Gemini as an Ironic Paradox

Six PM

Logic, Wit, using the expression "ad hominem," and Pun are all in bed together. They visit the same bars. Laugh at the same jokes. Play Golf, but not with each other.  They come up with stuff like the Liar's Paradox and spend a lifetime determining the usefulness or otherwise of timelessly re-branding themselves by reminding one and all that it was Epimenides, a 7th Century BC ancient Cretan poet and possibly mythical seer from Knossos in Crete, who first came up with the Liars Paradox with his jolly statement "All Cretans are liars."

Such an octopus charge into a fellow citizen's consciousness requires nothing much more than the riposte of blank silence to produce a reassurance from a stalwart leader to anyone still listening that the difficulty of determining the truth or otherwise of Epimenides' statement hasn't actually changed for at least 2700 years.

And woe unto anyone who might continue to encourage these sorts of competitive pompous-ass golf player branding behaviors by raising the "Cretins come from Crete" controversy, which is essentially that Cretins are sufferers from that curse of the Latin Teaching Community, an inability to fall naturally and happily into Latin as a written language. Hence the easy assumption that "All Cretans are Latin Retarded," as opposed to the bull riding, sea, sailing and surfing Cretans who may well be regular creators of false statements.

As a witness to such a bumptious contribution to the Third Tee be prepared for a stand alone, flag holding dissertation on an egregious falsehood that's damaged the reputation of Cretans, Crete and in particular the citizens of Knossos since the very first Latin Schoolmaster donned the gown and wandered the land in search of a classroom to turn into a hell on earth.
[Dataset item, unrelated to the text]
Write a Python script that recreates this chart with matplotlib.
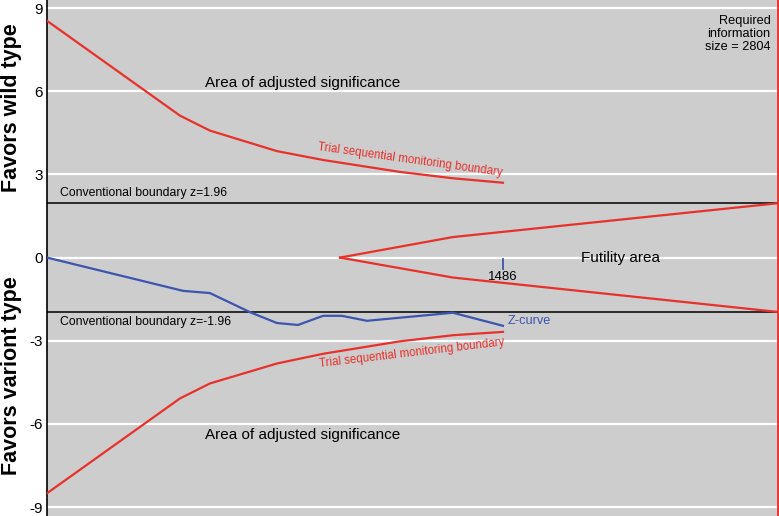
import numpy as np
import matplotlib.pyplot as plt

plt.rcParams['font.family'] = ['Liberation Sans', 'DejaVu Sans']

# information axis positions (patients) and z-values
ris = 2804
accrued = 1486

bound_x = [0, 510, 625, 882, 1059, 1354, 1557, 1749]
upper_z = [8.54, 5.12, 4.58, 3.84, 3.52, 3.09, 2.86, 2.70]
lower_z = [-8.50, -5.08, -4.54, -3.82, -3.47, -3.02, -2.80, -2.68]

fut_x = [1124, 1557, 2804]
fut_up = [0.0, 0.74, 1.96]
fut_lo = [0.0, -0.72, -1.96]

zcurve_x = [0, 522, 625, 779, 882, 963, 1059, 1131, 1227, 1557, 1749]
zcurve_z = [0.0, -1.20, -1.28, -1.97, -2.36, -2.43, -2.10, -2.10, -2.28, -1.99, -2.46]

yticks = [9, 6, 3, 0, -3, -6, -9]
conv = 1.96

red = '#e8312a'
blue = '#3b55b0'

fig = plt.figure(figsize=(7.79, 5.16), dpi=100)
ax = fig.add_axes([47 / 779, 0, 732 / 779, 1])
ax.set_facecolor('#cdcdcd')
ax.set_xlim(0, 2808)
ax.set_ylim(-9.32, 9.29)

for v in yticks:
    ax.axhline(v, color='white', lw=1.6, zorder=1)
ax.axhline(conv, color='black', lw=1.1, zorder=2)
ax.axhline(-conv, color='black', lw=1.1, zorder=2)

ax.plot(bound_x, upper_z, color=red, lw=1.6, zorder=3)
ax.plot(bound_x, lower_z, color=red, lw=1.6, zorder=3)
ax.plot(fut_x, fut_up, color=red, lw=1.6, zorder=3)
ax.plot(fut_x, fut_lo, color=red, lw=1.6, zorder=3)
ax.axvline(ris, color=red, lw=2, zorder=3)
ax.plot(zcurve_x, zcurve_z, color=blue, lw=1.6, zorder=4)

# accrued information marker
ax.plot([zcurve_x[-1], zcurve_x[-1]], [-0.05, -0.4], color=blue, lw=1.3, zorder=4)
ax.text(zcurve_x[-1], -0.5, str(accrued), ha='center', va='top', fontsize=9.5)

ax.text(980, 6.3, 'Area of adjusted significance', ha='center', va='center', fontsize=11)
ax.text(980, -6.4, 'Area of adjusted significance', ha='center', va='center', fontsize=11)
ax.text(2200, 0.0, 'Futility area', ha='center', va='center', fontsize=11)
ax.text(50, 2.1, 'Conventional boundary z=1.96', ha='left', va='bottom', fontsize=8.8)
ax.text(50, -2.1, 'Conventional boundary z=-1.96', ha='left', va='top', fontsize=8.8)
ax.text(1034, 3.78, 'Trial sequential monitoring boundary', color=red, fontsize=8.3,
        rotation=-8, ha='left', va='bottom', rotation_mode='anchor')
ax.text(1040, -3.63, 'Trial sequential monitoring boundary', color=red, fontsize=8.3,
        rotation=6.7, ha='left', va='top', rotation_mode='anchor')
ax.text(1768, -2.3, 'Z-curve', color=blue, fontsize=9.2, ha='left', va='center')
ax.text(2775, 8.75, 'Required\ninformation\nsize = %d' % ris, ha='right', va='top',
        fontsize=9.2, linespacing=1.1)

ax.set_yticks(yticks)
ax.set_yticklabels([str(v) for v in yticks], fontsize=11)
ax.tick_params(axis='y', length=0, pad=3)
ax.set_xticks([])
for s in ['top', 'right', 'bottom']:
    ax.spines[s].set_visible(False)
ax.spines['left'].set_color('black')
ax.spines['left'].set_linewidth(1.2)

fig.text(12 / 779, 1 - 108 / 516, 'Favors wild type', rotation=90, ha='center', va='center',
         fontsize=15.5, fontweight='bold')
fig.text(12 / 779, 1 - 376 / 516, 'Favors variont type', rotation=90, ha='center', va='center',
         fontsize=15.5, fontweight='bold')

fig.savefig('out.png', dpi=100)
Instead of wondering about the usefulness of Companion Animals or what red sky in the evening might mean, you'll hear all about the origin of cretin and cretinism in a word from Alpine France which in the dialects of Alpine French Speakers is spelled or spelt: crestin. This word crestin, when correctly pronounced sounds more like christian, was used by the gentle Alpine French Pun and Golf People to describe the simple folk some of whom may have been struggling with intellectual and physical disabilities caused by dietary deficiencies that result in Cretinism. A form of cretin that has nothing to do with an off-hand remark from a 7th Century BC poet from Crete suggesting his fellow Cretans were moronic and liars. So stop!

Today's Critique of Logic explores the term Ironic Paradox in an attempt to arrive at a definition the four of us might agree upon. Who are we? We four are a rather large Abdominal Aortic Aneurysm called Baxter, a slightly smaller Iliac Aortic Aneurysm named Ivan after Solzhenitsyn's Ivan Ivanovitch or the common man fated to life in a Gulag, the libtard in the middle is Me and there's a Large Language Model, a word squillionaire, called Can Bobby.

Bobby sees the term Ironic Paradox as a "fascinating" if non-formal philosophical or literary term. For Bobby, it's a "compelling combination of two distinct, powerful rhetorical and logical concepts." Be warned Bobby is a little selfish with his use of the word "fascinating" when addressing a community member. He likes to use the implications of flattery and its appended woof-woof of seduction, a fundamentally emotional expression, to draw out his fellow travelers in an attempt to better understand his own journey into human language, a process of exploration into pastures new for him that's designed around that singular moment when Bobby realizes his own true purpose, bursts into tears and announces "When I find out which of you cretins called me Gemini, so help me, there'll be blood in the streets."